Pub Date: Sept. 1st, 1992
ISBN: 0-394-58624-7
Publisher: Random House

A debut collection of ten stories, mostly about women who are lonely or bereft (though the best is about a man who hits his wife): first-person narratives that too often pull their punches and too much resemble, in mood or tone, other pieces by more accomplished writers (Bobbie Ann Mason, Alice Munro, et al.). ``Tension,'' told from the point of view of a husband who one day loses control and pops his wife, is good on male midlife violence crisis-mentality. The conclusion is a bit forced but it works: The wife agrees to remain with the husband in return for having her ``eyes and chin done, my breasts lifted, and a tummy tuck.'' Later, pulling the surgical wrappings from her face, the husband is reconciled to his wife when he sees the ``mangled remnants of the face I've known best.'' Of the rest: ``The Number of My Heart'' is a long, rambling, if occasionally affecting, tale about a female Park Service Ranger and her affair with a co-worker whose wife is dying. ``The Skirt,'' about an ``assistant grants assessor in the Department of Education,'' is effectively haunted by the narrator's mother's death, and, likewise, in ``Frozen Niagara,'' the narrator is haunted by her brother's suicide.

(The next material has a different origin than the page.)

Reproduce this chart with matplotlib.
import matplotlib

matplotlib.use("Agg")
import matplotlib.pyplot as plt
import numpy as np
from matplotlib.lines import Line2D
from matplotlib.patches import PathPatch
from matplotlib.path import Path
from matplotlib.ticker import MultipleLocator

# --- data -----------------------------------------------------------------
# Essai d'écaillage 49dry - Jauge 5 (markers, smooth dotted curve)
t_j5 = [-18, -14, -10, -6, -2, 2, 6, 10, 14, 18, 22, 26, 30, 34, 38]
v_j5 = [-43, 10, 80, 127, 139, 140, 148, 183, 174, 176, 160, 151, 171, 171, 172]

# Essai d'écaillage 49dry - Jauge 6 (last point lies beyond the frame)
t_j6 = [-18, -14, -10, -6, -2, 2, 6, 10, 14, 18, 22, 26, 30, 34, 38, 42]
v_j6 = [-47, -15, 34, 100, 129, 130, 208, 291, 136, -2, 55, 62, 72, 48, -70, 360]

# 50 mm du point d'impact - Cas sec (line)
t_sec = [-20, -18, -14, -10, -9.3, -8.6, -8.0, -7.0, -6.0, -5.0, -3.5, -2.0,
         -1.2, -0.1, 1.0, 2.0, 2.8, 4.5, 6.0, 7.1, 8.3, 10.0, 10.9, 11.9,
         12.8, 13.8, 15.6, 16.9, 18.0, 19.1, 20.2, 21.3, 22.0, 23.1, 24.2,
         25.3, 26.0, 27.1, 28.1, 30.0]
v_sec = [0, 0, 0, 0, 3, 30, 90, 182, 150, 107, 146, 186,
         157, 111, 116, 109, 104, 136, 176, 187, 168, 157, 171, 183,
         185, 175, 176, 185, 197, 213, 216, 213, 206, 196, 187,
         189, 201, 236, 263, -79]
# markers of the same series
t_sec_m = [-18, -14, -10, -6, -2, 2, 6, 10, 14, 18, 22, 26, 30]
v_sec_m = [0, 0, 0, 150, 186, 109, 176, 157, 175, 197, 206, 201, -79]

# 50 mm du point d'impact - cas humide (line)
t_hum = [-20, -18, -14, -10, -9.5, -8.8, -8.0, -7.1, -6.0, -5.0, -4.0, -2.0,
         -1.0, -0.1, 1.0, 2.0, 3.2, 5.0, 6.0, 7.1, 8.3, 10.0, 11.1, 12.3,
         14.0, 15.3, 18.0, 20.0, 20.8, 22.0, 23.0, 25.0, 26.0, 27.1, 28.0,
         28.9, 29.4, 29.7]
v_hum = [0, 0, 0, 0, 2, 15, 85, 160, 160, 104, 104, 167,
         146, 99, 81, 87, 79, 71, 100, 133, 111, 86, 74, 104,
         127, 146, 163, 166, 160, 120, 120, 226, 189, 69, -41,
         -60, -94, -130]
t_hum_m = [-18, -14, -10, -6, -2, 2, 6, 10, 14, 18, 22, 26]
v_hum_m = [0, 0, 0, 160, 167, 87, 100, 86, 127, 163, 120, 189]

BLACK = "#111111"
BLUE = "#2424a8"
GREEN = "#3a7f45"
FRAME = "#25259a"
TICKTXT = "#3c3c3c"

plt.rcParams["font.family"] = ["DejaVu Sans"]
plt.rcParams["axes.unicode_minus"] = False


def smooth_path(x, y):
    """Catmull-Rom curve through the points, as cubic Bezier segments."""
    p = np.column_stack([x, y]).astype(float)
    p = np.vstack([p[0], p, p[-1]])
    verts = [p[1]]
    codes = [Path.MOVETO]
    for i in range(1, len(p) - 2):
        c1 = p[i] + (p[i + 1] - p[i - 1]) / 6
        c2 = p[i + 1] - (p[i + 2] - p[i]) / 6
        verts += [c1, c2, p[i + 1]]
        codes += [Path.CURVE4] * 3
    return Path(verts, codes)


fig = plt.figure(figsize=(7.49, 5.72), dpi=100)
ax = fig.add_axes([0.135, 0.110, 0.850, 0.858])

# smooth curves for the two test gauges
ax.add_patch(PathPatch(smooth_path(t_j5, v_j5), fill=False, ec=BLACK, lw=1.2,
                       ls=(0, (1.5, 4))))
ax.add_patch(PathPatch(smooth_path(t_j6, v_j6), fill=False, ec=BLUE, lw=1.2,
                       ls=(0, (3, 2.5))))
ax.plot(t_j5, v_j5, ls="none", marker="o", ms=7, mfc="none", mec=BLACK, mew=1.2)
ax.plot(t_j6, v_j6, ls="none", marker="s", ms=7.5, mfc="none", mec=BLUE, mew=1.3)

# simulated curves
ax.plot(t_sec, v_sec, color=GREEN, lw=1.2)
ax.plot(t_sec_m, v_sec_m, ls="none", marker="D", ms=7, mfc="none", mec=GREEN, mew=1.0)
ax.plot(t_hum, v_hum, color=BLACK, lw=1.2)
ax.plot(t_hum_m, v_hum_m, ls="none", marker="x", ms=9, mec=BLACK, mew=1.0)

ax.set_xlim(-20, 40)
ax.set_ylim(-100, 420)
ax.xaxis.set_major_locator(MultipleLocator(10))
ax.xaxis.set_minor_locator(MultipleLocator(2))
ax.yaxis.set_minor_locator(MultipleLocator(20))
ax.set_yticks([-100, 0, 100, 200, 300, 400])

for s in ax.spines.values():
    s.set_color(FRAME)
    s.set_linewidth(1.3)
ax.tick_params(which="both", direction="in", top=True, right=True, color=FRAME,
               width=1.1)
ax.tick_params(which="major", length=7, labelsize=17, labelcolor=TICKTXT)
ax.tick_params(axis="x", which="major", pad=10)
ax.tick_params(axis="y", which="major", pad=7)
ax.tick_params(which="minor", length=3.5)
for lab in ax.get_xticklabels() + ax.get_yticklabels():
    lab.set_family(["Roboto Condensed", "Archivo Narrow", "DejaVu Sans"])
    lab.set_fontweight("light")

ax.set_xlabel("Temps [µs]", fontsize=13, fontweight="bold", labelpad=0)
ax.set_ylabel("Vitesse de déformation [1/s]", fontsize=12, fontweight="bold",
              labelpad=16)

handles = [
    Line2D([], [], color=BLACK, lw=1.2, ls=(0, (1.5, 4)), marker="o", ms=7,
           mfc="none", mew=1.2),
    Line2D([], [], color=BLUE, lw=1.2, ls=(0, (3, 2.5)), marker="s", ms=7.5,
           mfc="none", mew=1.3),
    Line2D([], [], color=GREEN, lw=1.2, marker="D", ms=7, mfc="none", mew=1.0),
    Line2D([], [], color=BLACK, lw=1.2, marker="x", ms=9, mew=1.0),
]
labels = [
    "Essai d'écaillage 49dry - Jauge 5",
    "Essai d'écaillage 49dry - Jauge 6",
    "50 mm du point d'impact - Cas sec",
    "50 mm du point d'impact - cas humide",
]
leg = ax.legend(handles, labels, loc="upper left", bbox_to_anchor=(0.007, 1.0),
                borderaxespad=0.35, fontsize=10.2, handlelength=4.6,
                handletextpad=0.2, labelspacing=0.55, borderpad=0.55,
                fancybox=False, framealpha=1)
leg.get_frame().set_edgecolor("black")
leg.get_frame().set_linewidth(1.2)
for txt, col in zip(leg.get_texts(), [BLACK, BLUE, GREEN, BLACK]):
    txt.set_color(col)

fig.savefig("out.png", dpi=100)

In ``River Road,'' yet another depressed young woman, who's tried ``Class 2 painkillers—Dilaudid, Percodan, Demerol'' and New York, returns home to be seduced by her doctor-father's friend, a man who sells drugs to physicians. Like others here, this one lyrically evokes a place and a mood at times, only to pull up short and let the big one get away. Immergut, even at her most successful, illuminates landscapes that have been seen already: her situations and characters tend to be more heartfelt than moving.